I wanted to take this McDonald’s mom by the hand and squeeze the hell out of it. Maybe get a cup of chemical-laden ice water from the McDonald’s counter and dump it on her head. Slap some sense into her idealistic little brain.

But in all seriousness, maybe we seasoned parents can be a little blunt or hard to totally get. Maybe we go around with our laissez-faire attitude, and it’s annoying or offensive to the perfection-seeking brand new parents out there. But we mean well. We want you to feel better, less stressed, less hopeless every time something goes wrong.

We want you to know that parenting isn’t going to get easier — not exactly. Older kids make you want to pull your hair out as much as the younger ones do. And they may sleep through the night, but they will keep you up worrying. But the thing that does get easier is that you release yourself from that big ole myth of perfection.
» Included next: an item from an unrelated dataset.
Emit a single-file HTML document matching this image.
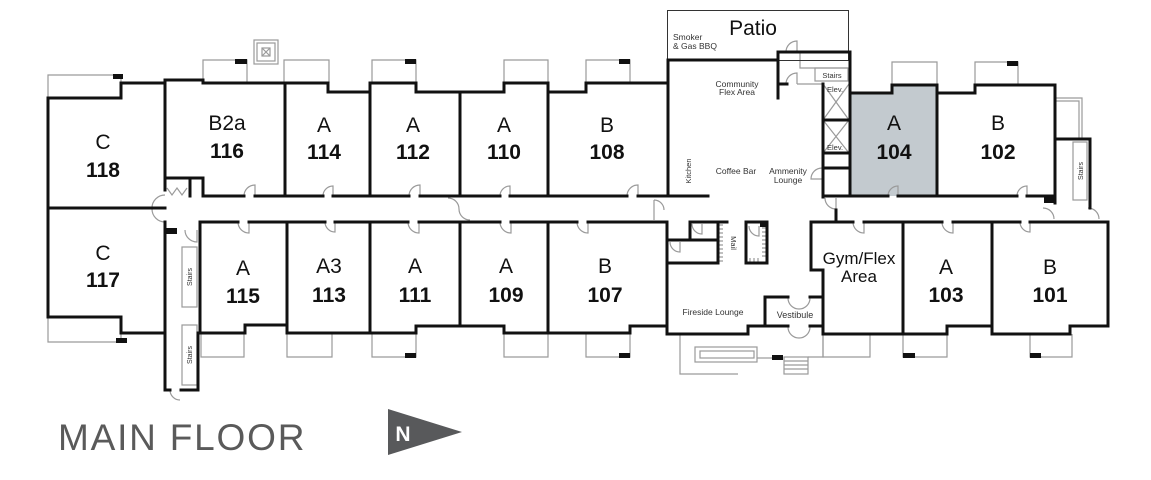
<!DOCTYPE html>
<html><head><meta charset="utf-8"><style>
html,body{margin:0;padding:0;background:#fff;}
svg{display:block;}
text{font-family:"Liberation Sans",sans-serif;}
</style></head><body>
<svg width="1151" height="480" viewBox="0 0 1151 480" xmlns="http://www.w3.org/2000/svg">
<rect width="1151" height="480" fill="#fff"/>
<path d="M850,93 L892,93 L892,85 L937,85 L937,196 L850,196 Z" fill="#c3cacf"/>

<g fill="none" stroke="#9a9a9a" stroke-width="1.2">
<path d="M48,98 L48,75 L121,75 L121,83"/>
<path d="M48,317 L48,342 L121,342 L121,333"/>
<path d="M203,80 L203,60 L247,60 L247,83"/>
<rect x="254" y="40" width="24" height="24"/>
<rect x="257" y="43" width="18" height="18"/>
<rect x="262" y="48" width="8" height="8"/>
<path d="M262,48 L270,56 M270,48 L262,56"/>
<path d="M284,83 L284,60 L329,60 L329,83"/>
<path d="M372,83 L372,60 L416,60 L416,83"/>
<path d="M504,83 L504,60 L548,60 L548,83"/>
<path d="M586,83 L586,60 L630,60 L630,83"/>
<path d="M892,85 L892,62 L937,62 L937,85"/>
<path d="M975,85 L975,62 L1018,62 L1018,85"/>
<path d="M1055,98 L1082,98 L1082,139 M1055,101 L1079,101 L1079,139"/>
<rect x="1073" y="142" width="14" height="58"/>
<rect x="182" y="247" width="15" height="60"/>
<rect x="182" y="325" width="15" height="60"/>
<path d="M201,333 L201,357 L244,357 L244,333"/>
<path d="M287,333 L287,357 L332,357 L332,333"/>
<path d="M372,333 L372,357 L416,357 L416,333"/>
<path d="M504,333 L504,357 L548,357 L548,333"/>
<path d="M586,333 L586,357 L630,357 L630,333"/>
<path d="M823,334 L823,357 L870,357 L870,334"/>
<path d="M903,334 L903,357 L947,357 L947,334"/>
<path d="M1030,334 L1030,357 L1072,357 L1072,334"/>
<path d="M680,334 L680,374 L738,374"/>
<rect x="695" y="347" width="62" height="15"/>
<rect x="700" y="351" width="54" height="7"/>
<path d="M757,358 L772,358"/>
<rect x="784" y="357" width="24" height="17"/>
<path d="M784,361 L808,361 M784,365 L808,365 M784,369 L808,369"/>
<path d="M808,357 L823,357 L823,326"/>
<path d="M797,84 L823,84 M800,52 L800,68 L848,68"/>
<rect x="815" y="68" width="33" height="13"/>
<path d="M823,84 L849,120 M849,84 L823,120 M823,120 L849,153 M849,120 L823,153"/>
<path d="M719,225 L723,225 M719,229 L723,229 M719,233 L723,233 M719,237 L723,237 M719,241 L723,241 M719,245 L723,245 M719,249 L723,249 M719,253 L723,253 M719,257 L723,257 M719,261 L723,261"/>
<path d="M762,228 L767,228 M762,232 L767,232 M762,236 L767,236 M762,240 L767,240 M762,244 L767,244 M762,248 L767,248 M762,252 L767,252 M762,256 L767,256 M750,258 L750,263 M754,258 L754,263 M758,258 L758,263"/>
<path d="M244,196 A11,11 0 0 1 255,185 L255,196"/>
<path d="M323,196 A10,10 0 0 1 333,186 L333,196"/>
<path d="M409,196 A11,11 0 0 1 420,185 L420,196"/>
<path d="M500,196 A10,10 0 0 1 510,186 L510,196"/>
<path d="M627,196 A11,11 0 0 1 638,185 L638,196"/>
<path d="M888,196 A10,10 0 0 1 898,186 L898,196"/>
<path d="M1017,196 A10,10 0 0 1 1027,186 L1027,196"/>
<path d="M238,222 A11,11 0 0 0 249,233 L249,222"/>
<path d="M325,222 A10,10 0 0 0 335,232 L335,222"/>
<path d="M408,222 A11,11 0 0 0 419,233 L419,222"/>
<path d="M500,222 A11,11 0 0 0 511,233 L511,222"/>
<path d="M577,222 A11,11 0 0 0 588,233 L588,222"/>
<path d="M853,222 A11,11 0 0 0 864,233 L864,222"/>
<path d="M942,222 A11,11 0 0 0 953,233 L953,222"/>
<path d="M1020,222 A10,10 0 0 0 1030,232 L1030,222"/>
<path d="M165,195 A13,13 0 0 0 152,208 M165,222 A13,13 0 0 1 152,209"/>
<path d="M185,230 A12,12 0 0 0 197,242 L197,230"/>
<path d="M170,390 A10,10 0 0 0 180,400"/>
<path d="M448,198 A11,11 0 0 1 459,209 M459,209 A11,11 0 0 0 470,220"/>
<path d="M654,200 L654,220 M654,200 A10,10 0 0 1 664,210"/>
<path d="M825,198 A11,11 0 0 0 836,209 L836,198"/>
<path d="M1043,208 A11,11 0 0 1 1054,219 M1088,208 A11,11 0 0 1 1099,219"/>
<path d="M786,52 A11,11 0 0 1 797,41 L797,52"/>
<path d="M786,84 A11,11 0 0 1 797,73 L797,84"/>
<path d="M822,168 A11,11 0 0 0 811,179 L822,179"/>
<path d="M692,224 A10,10 0 0 0 702,234 L702,224"/>
<path d="M670,242 A10,10 0 0 0 680,252 L680,242"/>
<path d="M749,226 A10,10 0 0 0 759,236 L759,226"/>
<path d="M788,298 A11,11 0 0 0 799,309 M810,298 A11,11 0 0 1 799,309"/>
<path d="M788,327 A11,11 0 0 0 799,338 M810,327 A11,11 0 0 1 799,338"/>
<path d="M167,188 L172,195 L177,188 L182,195 L187,188"/>
</g>

<rect x="667.5" y="10.5" width="181" height="50" fill="none" stroke="#333" stroke-width="1"/>

<g fill="none" stroke="#111" stroke-width="3" stroke-linecap="square">
<path d="M48,98 L121,98 L121,83 L165,83"/>
<path d="M165,80 L203,80 L203,83 L328,83 L328,92 L370,92 L370,83 L416,83 L416,92 L504,92 L504,83 L548,83 L548,92 L586,92 L586,83 L668,83"/>
<path d="M668,60 L778,60"/>
<path d="M48,98 L48,317"/>
<path d="M48,208 L165,208"/>
<path d="M165,80 L165,190"/>
<path d="M165,178 L203,178 L203,196 M190,178 L190,196"/>
<path d="M203,196 L244,196 M255,196 L323,196 M333,196 L409,196 M420,196 L500,196 M510,196 L627,196 M638,196 L708,196"/>
<path d="M285,83 L285,196 M370,83 L370,196 M460,92 L460,196 M548,92 L548,196 M668,60 L668,196"/>
<path d="M200,222 L238,222 M249,222 L325,222 M335,222 L408,222 M419,222 L500,222 M511,222 L577,222 M588,222 L667,222"/>
<path d="M165,222 L165,390"/>
<path d="M200,222 L200,333"/>
<path d="M198,333 L198,390 M165,390 L170,390 M181,390 L198,390"/>
<path d="M48,317 L121,317 L121,333 L165,333"/>
<path d="M200,333 L245,333 L245,325 L287,325"/>
<path d="M287,222 L287,333 L416,333 L416,326 L504,326 L504,333 L630,333 L630,326 L667,326"/>
<path d="M370,222 L370,333 M460,222 L460,326 M548,222 L548,333"/>
<path d="M667,222 L667,334 L748,334 L748,326 L765,326 L765,297 L788,297 M810,297 L823,297 M765,326 L788,326 M810,326 L823,326"/>
<path d="M690,222 L727,222 M718,222 L718,263 L667,263 M667,240 L718,240 M690,222 L690,240"/>
<path d="M746,263 L746,222 L767,222 L767,263 Z"/>
<path d="M811,222 L811,270 L823,270 L823,334 L947,334 L947,326 L992,326 L992,334 L1070,334 L1070,326 L1108,326 L1108,222"/>
<path d="M811,222 L853,222 M864,222 L942,222 M953,222 L1020,222 M1030,222 L1108,222"/>
<path d="M903,222 L903,334 M992,222 L992,326"/>
<path d="M850,52 L850,196"/>
<path d="M850,93 L892,93 L892,85 L937,85 L937,93 L975,93 L975,85 L1055,85 L1055,203"/>
<path d="M937,85 L937,196"/>
<path d="M823,196 L850,196 M850,196 L888,196 M898,196 L1017,196 M1027,196 L1055,196"/>
<path d="M1055,139 L1090,139 L1090,208"/>
<path d="M823,84 L823,197 M778,84 L787,84 M778,52 L850,52 M778,52 L778,98"/>
<path d="M823,120 L850,120 M823,153 L850,153 M823,168 L850,168"/>
<path d="M836,210 L836,222"/>
</g>

<g fill="#111">
<rect x="113" y="74" width="10" height="5"/>
<rect x="116" y="338" width="11" height="5"/>
<rect x="235" y="59" width="12" height="5"/>
<rect x="405" y="59" width="11" height="5"/>
<rect x="619" y="59" width="11" height="5"/>
<rect x="1007" y="61" width="11" height="5"/>
<rect x="405" y="353" width="11" height="5"/>
<rect x="619" y="353" width="11" height="5"/>
<rect x="903" y="353" width="12" height="5"/>
<rect x="1030" y="353" width="11" height="5"/>
<rect x="772" y="355" width="11" height="5"/>
<rect x="165" y="228" width="12" height="6"/>
<rect x="1044" y="196" width="11" height="7"/>
<rect x="760" y="222" width="7" height="5"/>
</g>

<g fill="#111" font-size="21" text-anchor="middle">
<text x="103" y="149">C</text><text x="103" y="177" font-weight="bold">118</text>
<text x="103" y="260">C</text><text x="103" y="287" font-weight="bold">117</text>
<text x="227" y="130">B2a</text><text x="227" y="158" font-weight="bold">116</text>
<text x="324" y="132">A</text><text x="324" y="159" font-weight="bold">114</text>
<text x="413" y="132">A</text><text x="413" y="159" font-weight="bold">112</text>
<text x="504" y="132">A</text><text x="504" y="159" font-weight="bold">110</text>
<text x="607" y="132">B</text><text x="607" y="159" font-weight="bold">108</text>
<text x="894" y="130">A</text><text x="894" y="159" font-weight="bold">104</text>
<text x="998" y="130">B</text><text x="998" y="159" font-weight="bold">102</text>
<text x="243" y="275">A</text><text x="243" y="303" font-weight="bold">115</text>
<text x="329" y="273">A3</text><text x="329" y="302" font-weight="bold">113</text>
<text x="415" y="273">A</text><text x="415" y="302" font-weight="bold">111</text>
<text x="506" y="273">A</text><text x="506" y="302" font-weight="bold">109</text>
<text x="605" y="273">B</text><text x="605" y="302" font-weight="bold">107</text>
<text x="946" y="274">A</text><text x="946" y="302" font-weight="bold">103</text>
<text x="1050" y="274">B</text><text x="1050" y="302" font-weight="bold">101</text>
</g>
<g fill="#111" font-size="17" text-anchor="middle">
<text x="859" y="264">Gym/Flex</text>
<text x="859" y="282">Area</text>
</g>
<text x="753" y="35" font-size="21" fill="#111" text-anchor="middle">Patio</text>

<g fill="#333" font-size="8.5">
<text x="673" y="40">Smoker</text>
<text x="673" y="49">&amp; Gas BBQ</text>
<text x="737" y="87" text-anchor="middle">Community</text>
<text x="737" y="95" text-anchor="middle">Flex Area</text>
<text x="736" y="174" text-anchor="middle">Coffee Bar</text>
<text x="788" y="174" text-anchor="middle">Ammenity</text>
<text x="788" y="183" text-anchor="middle">Lounge</text>
<text x="713" y="315" text-anchor="middle">Fireside Lounge</text>
<text x="795" y="318" text-anchor="middle" font-size="9">Vestibule</text>
<text x="832" y="78" text-anchor="middle" font-size="7.5">Stairs</text>
<text x="827" y="92" font-size="7.5">Elev.</text>
<text x="827" y="150" font-size="7.5">Elev.</text>
<text transform="translate(691,171) rotate(-90)" text-anchor="middle" font-size="7.5">Kitchen</text>
<text transform="translate(731,243) rotate(90)" text-anchor="middle" font-size="7.5">Mail</text>
<text transform="translate(192,277) rotate(-90)" text-anchor="middle" font-size="7">Stairs</text>
<text transform="translate(192,355) rotate(-90)" text-anchor="middle" font-size="7">Stairs</text>
<text transform="translate(1083,171) rotate(-90)" text-anchor="middle" font-size="7">Stairs</text>
</g>

<text x="58" y="450" font-size="37" fill="#5a5a5a" letter-spacing="1.8">MAIN FLOOR</text>
<polygon points="388,409 462,432 388,455" fill="#58595b"/>
<text x="403" y="441" font-size="21" font-weight="bold" fill="#fff" text-anchor="middle">N</text>
</svg>
</body></html>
You say to yourself, “Well, if I could exist on fragmented sleep for five years, I can definitely help my kid with common core math, or at least fake my way through it,” and “If my kid could get out of diapers, he’ll get his ass into college someday.” How he’ll pay for it is another matter entirely though. Just because we’ve let go of perfection when it comes to parenting doesn’t mean we’ve figured out how on earth we’ll finance our kids’ college educations.

That will take some sort of wizardry.